Chase: Yeah, it’s amazing.

They don’t even seem to be reading the words in the Bible, she just has it open while summarizing the main plot points. He has no questions, she has no commentary. No one had notes on how this brief moment could be improved because it’s so clearly a thespian tour de force and not an awkward first take.

Then Chase starts a diatribe about Tiffany, the runaway bride he met a few days ago. He thinks she’s so smart, beautiful, amazing, generic compliment, adjective, and super duper Christian. But how dedicated to Jesus is she? His point is that he wants to bang her, and she makes sure to let us know that she only wants to do that with the man that she loves and is married to. Because she’s so tired of being the perfect Christian girl that she refuses to do anything outside the belief system she’s abandoning that might actually affect something related to this movie. Why bother showing that a woman is more than her virginity – that she’s still worth something after an act so vile that the film can only allude to it? It’s like doing a prodigal child story where the kid stays at home and makes a couple of small, rash purchases while mostly holding onto their early inheritance. Tiffany acts like it’s not Christian for her to break up with her fiance and date a new guy, and Brandon arrives just as Chase kisses her, though she isn’t really into it.

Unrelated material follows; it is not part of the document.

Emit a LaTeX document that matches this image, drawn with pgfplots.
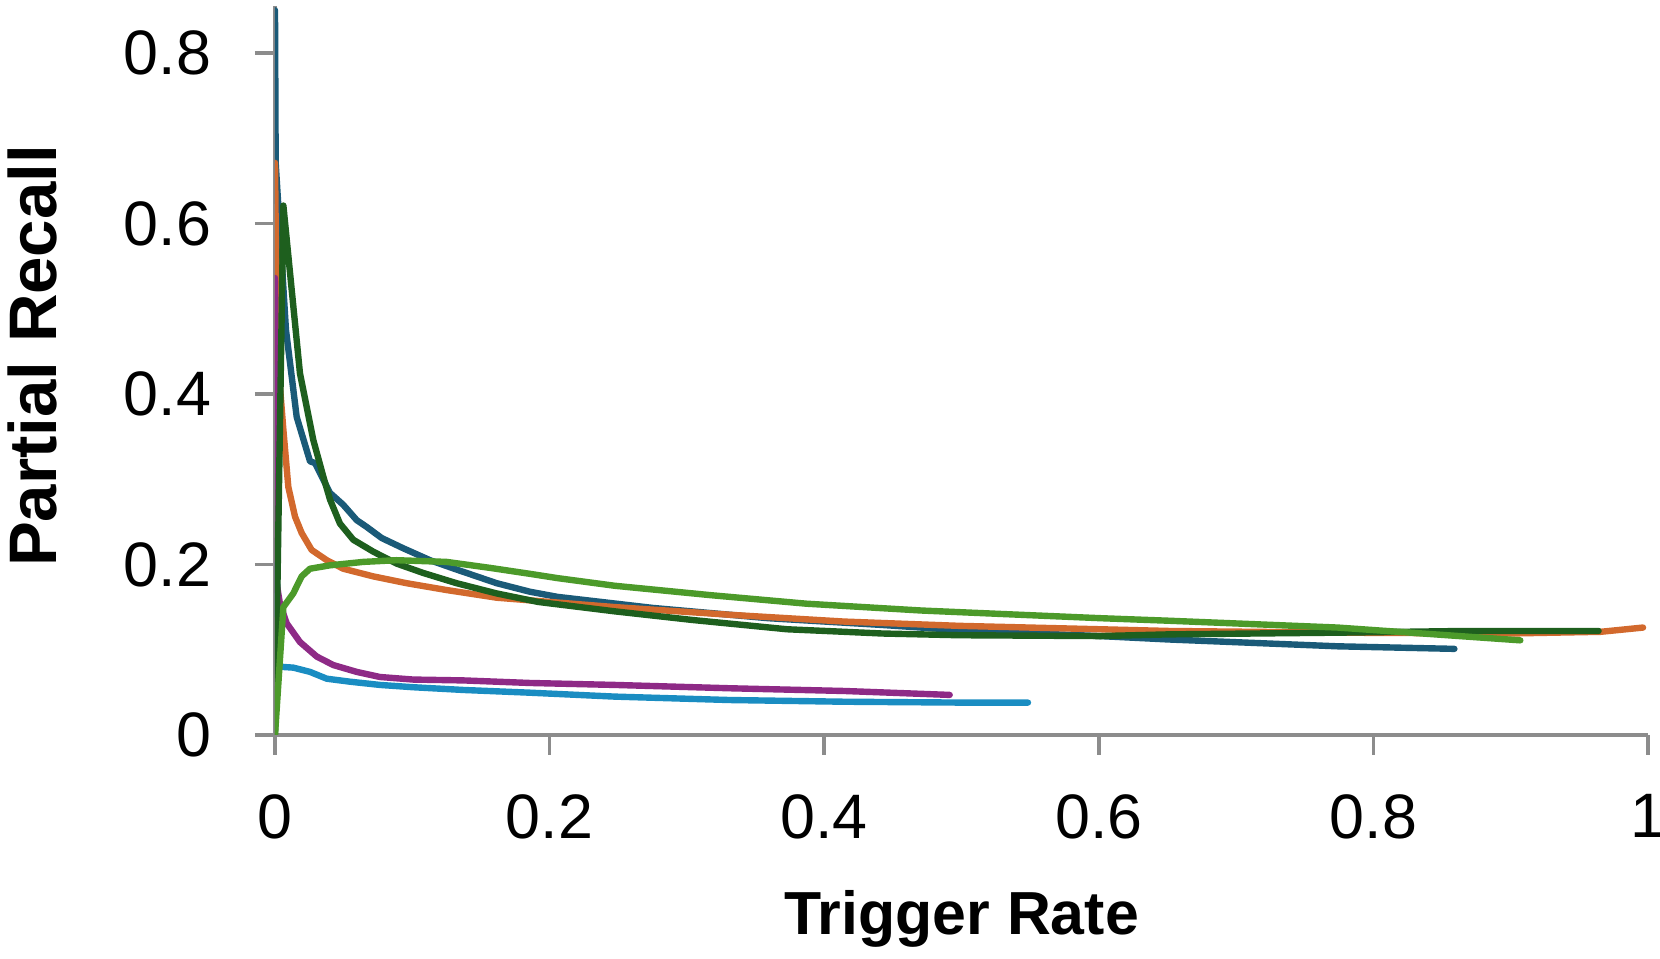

Brandon is not the actor to be conveying the emotions of this scene. Tiffany runs away crying, and he looks like someone who walked in on their dog pooping on the rug. The sadness and devastation do not come through in partial facepalms and hand gestures that communicate one’s displeasure with a football referee. The action cuts to outside, where Tiffany runs into Tyler who is quite upset with his sister. She uses the “perfect Christian girl” defense again, and claims to be free from the morals she seemed rather bound by literally seconds ago. Maybe that’s the point? Even when someone is sinning, there’s an inner voice telling them what’s right? Then again, there’s no way anyone involved in this thought it through that far. 

He’s not wrong, but that’s the least of this movie’s issues.

The editor decides to play a prank on the directors, because Brandon calmly walks outside alone as Tyler gestures over towards him and yells, “Oh, so he makes you happy?” For a second, it feels like he’s asking about Brandon, and the sad piano music fits how that comment would make him feel. Then Tyler says the line about only knowing that guy for like a week, and while that may apply to Brandon based on the amount of time we’ve seen this once great couple together, Tyler was definitely referring to Chase. Chase… who is not outside, and is never referred to by anything other than nonspecific nouns and pronouns.